Robust surrogate modeling for glass forming process

A critical challenge in manufacturing process optimization is that simulation-based surrogate predictive models often fail when confronted with real-world measurement uncertainties. In this study, we present a robust surrogate modeling approach applicable to simulation-based manufacturing process optimization, while accounting for real-world measurement uncertainties. Our methodological framework comprises the following: (1) generation of high-fidelity simulation data from finite element modeling, (2) training of diverse machine learning algorithms as surrogate models, (3) implementation of multi-objective hyperparameter optimization (MOHPO) to simultaneously optimize prediction accuracy and robustness against perturbations, and (4) quantification of real-world robustness through Monte Carlo sampling under simulated measurement uncertainties.
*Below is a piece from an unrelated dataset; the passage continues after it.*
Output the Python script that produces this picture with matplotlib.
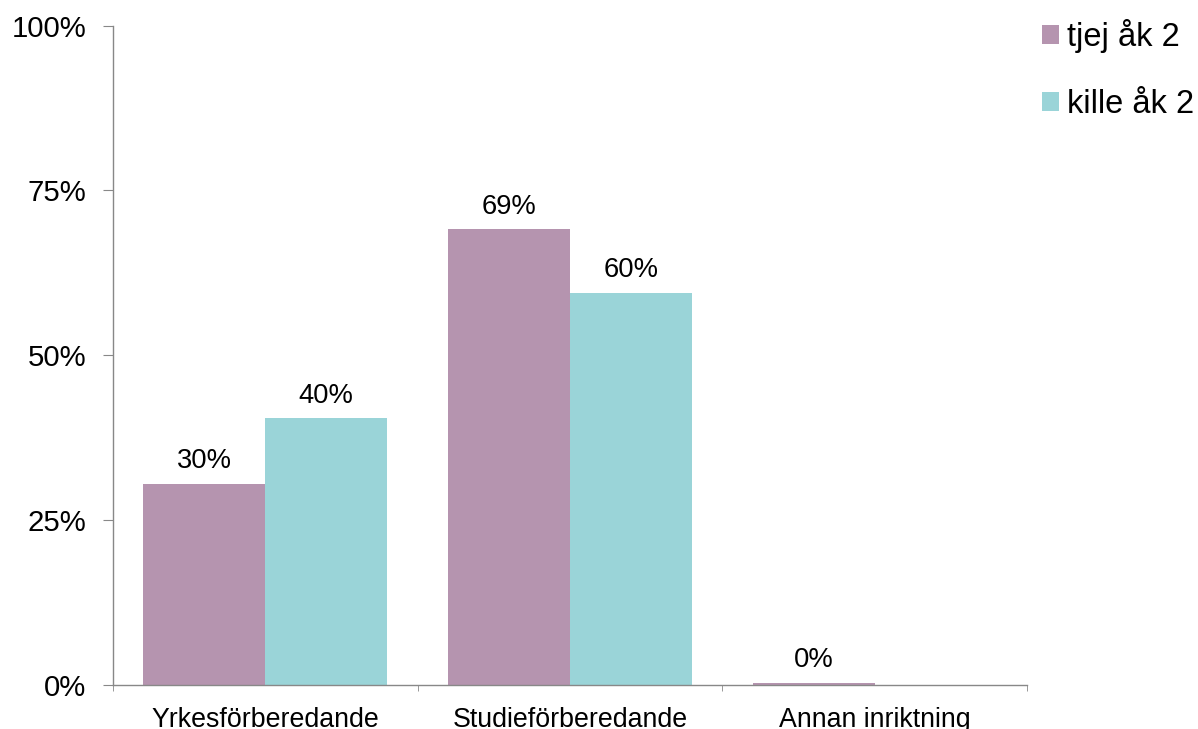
import matplotlib
matplotlib.use("Agg")
import matplotlib.pyplot as plt
import numpy as np
from matplotlib.patches import Patch

plt.rcParams['font.family'] = ['Liberation Sans', 'DejaVu Sans']

categories = ["Yrkesförberedande", "Studieförberedande", "Annan inriktning"]
series_names = ["tjej åk 2", "kille åk 2"]
tjej = [30.5, 69.1, 0.3]
kille = [40.5, 59.5, None]
colors = ["#B594AF", "#9AD4D8"]
yticks = [0, 25, 50, 75, 100]

fig = plt.figure(figsize=(11.98, 7.29), dpi=100)
ax = fig.add_axes([113/1198, 1-684.5/729, (1027-113)/1198, (684.5-25.7)/729])

x = np.arange(len(categories))
w = 0.4
for i, (vals, col) in enumerate(zip([tjej, kille], colors)):
    offs = (i - 0.5) * w
    for xi, v in zip(x, vals):
        if v is None:
            continue
        ax.bar(xi + offs, v, width=w, color=col, edgecolor='none')
        ax.text(xi + offs, v + 2.3, f"{round(v):.0f}%", ha='center', va='baseline', fontsize=19.7)

ax.set_xlim(-0.5, len(categories) - 0.5)
ax.set_ylim(0, 100)
ax.set_yticks(yticks)
ax.set_yticklabels([f"{t}%" for t in yticks], fontsize=21.2)
ax.set_xticks(x)
ax.set_xticklabels(categories, fontsize=19.3)
ax.tick_params(axis='x', length=0, pad=16)
ax.set_xticks(np.arange(-0.5, len(categories)), minor=True)
ax.tick_params(axis='x', which='minor', length=4, color='#888888', direction='out')
ax.tick_params(axis='y', length=7, color='#888888', direction='out', pad=12)
for s in ['top', 'right']:
    ax.spines[s].set_visible(False)
for s in ['left', 'bottom']:
    ax.spines[s].set_color('#888888')
    ax.spines[s].set_linewidth(1.0)

handles = [Patch(facecolor=c, edgecolor='none') for c in colors]
fig.legend(handles, series_names, loc='upper left', bbox_to_anchor=(1042/1198, 1 - 19/729),
           frameon=False, fontsize=23.5, handlelength=0.52, handleheight=0.52,
           handletextpad=0.25, labelspacing=1.1, borderaxespad=0, borderpad=0)

fig.savefig("out.png", dpi=100)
Unlike previous predictive methods that focus solely on tuning prediction accuracy or incorporate robustness through model-specific techniques, our methodology systematically balances both objectives in a model-agnostic manner, requiring only simulation data for training. Using glass forming as a case study, we quantitatively evaluate six machine learning algorithms under temperature measurement uncertainties of ±3°C. In our experiments, multi-layer perceptrons achieve the best overall performance with mean squared error of nodal deviation < 0.2 while maintaining high robustness 0.6. Our approach generates a diverse set of Pareto-optimal solutions that allows post-training-and-optimization selection of the ideal model based on specific manufacturing requirements, eliminating the need to predefine the exact balance between accuracy and robustness before model development. This work represents a significant advancement in bridging the gap between idealized simulations and practical industrial applications by systematically accounting for measurement uncertainties in a model-agnostic manner.